Relational table layer consists of State Table, Mem Table and Storage Table. The State Table and MemTable is used in streaming mode, and Storage Table is used in batch mode.
State Table provides the table operations by these APIs: get_row
, scan
, insert_row
, delete_row
and update_row
, which are the read and write interfaces for streaming executors. The Mem Table is an in-memory buffer for caching table operations during one epoch. The Storage Table is read only, and will output the partial columns upper level needs.
Write Path
To write into KV state store, executors first perform operations on State Table, and these operations will be cached in Mem Table. Once a barrier flows through one executor, executor will flush the cached operations into state store. At this moment, State Table will covert these operations into kv pairs and write to state store with specific epoch.
For example, an executor performs insert(a, b, c)
and delete(d, e, f)
through the State Table APIs, Mem Table first caches these two operations in memory. After receiving new barrier, State Table converts these two operations into KV operations by row-based format, and writes these KV operations into state store (Hummock).
Read Path
In streaming mode, executors should be able to read the latest written data, which means uncommitted data is visible. The data in Mem Table (memory) is fresher than that in shared storage (state store). State Table provides both point-get and scan to read from state store by merging data from Mem Table and Storage Table.
Get
For example, let’s assume that the first column is the pk of relational table, and the following operations are performed.
insert [1, 11, 111]
insert [2, 22, 222]
delete [2, 22, 222]
insert [3, 33, 333]
commit
insert [3, 3333, 3333]
After commit, a new record is inserted again. Then the Get
results with corresponding pk are:
Get(pk = 1): [1, 11, 111]
Get(pk = 2): None
Get(pk = 3): [3, 3333, 3333]
Scan
Scan on relational table is implemented by StateTableIter
, which is a merge iterator of MemTableIter
and StorageIter
. If a pk exists in both KV state store (shared storage) and memory (MemTable), result of MemTableIter
is returned.

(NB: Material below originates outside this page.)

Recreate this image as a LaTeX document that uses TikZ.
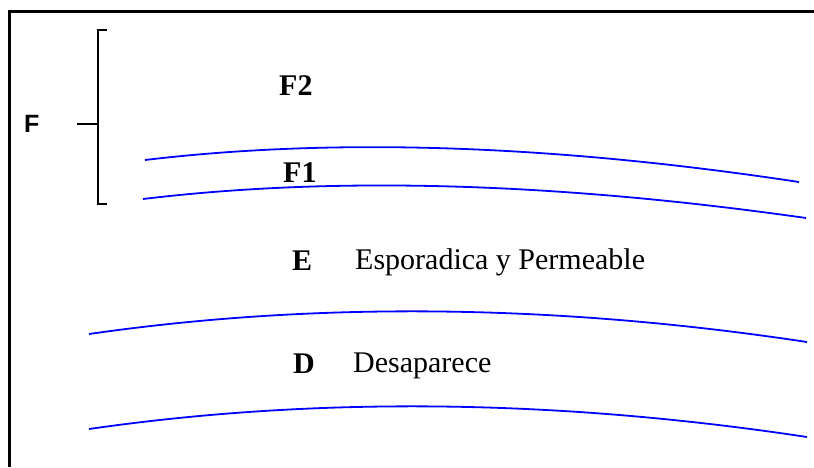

For example, in the following figure, StateTableIter
will generate 1->4->5->6
in order.
Example: HashAgg
In this doc, we will take HashAgg with extreme state (max
, min
) or value state (sum
, count
) for example, and introduce a more detailed design for the internal table schema.
Table id
table_id
is a globally unique id allocated in meta for each relational table object. Meta is responsible for traversing the Plan Tree and calculating the total number of Relational Tables needed. For example, the Hash Join Operator needs 2, one for the left table and one for the right table. The number of tables needed for Agg depends on the number of agg calls.
Value State (Sum, Count)
Query example:
select sum(v2), count(v3) from t group by v1
This query will need to initiate 2 Relational Tables. The schema is table_id/group_key
.
Extreme State (Max, Min)
Query example:
select max(v2), min(v3) from t group by v1
This query will need to initiate 2 Relational Tables. If the upstream is not append-only, the schema becomes table_id/group_key/sort_key/upstream_pk
.
The order of sort_key
depends on the agg call kind. For example, if it’s max()
, sort_key
will order with Ascending
. if it’s min()
, sort_key
will order with Descending
.
The upstream_pk
is also appended to ensure the uniqueness of the key.
This design allows the streaming executor not to read all the data from the storage when the cache fails, but only a part of it. The streaming executor will try to write all streaming data to storage, because there may be update
or delete
operations in the stream, it’s impossible to always guarantee correct results without storing all data.
If t
is created with append-only flag, the schema becomes table_id/group_key
, which is the same for Value State. This is because in the append-only mode, there is no update
or delete
operation, so the cache will never miss. Therefore, we only need to write one value to the storage.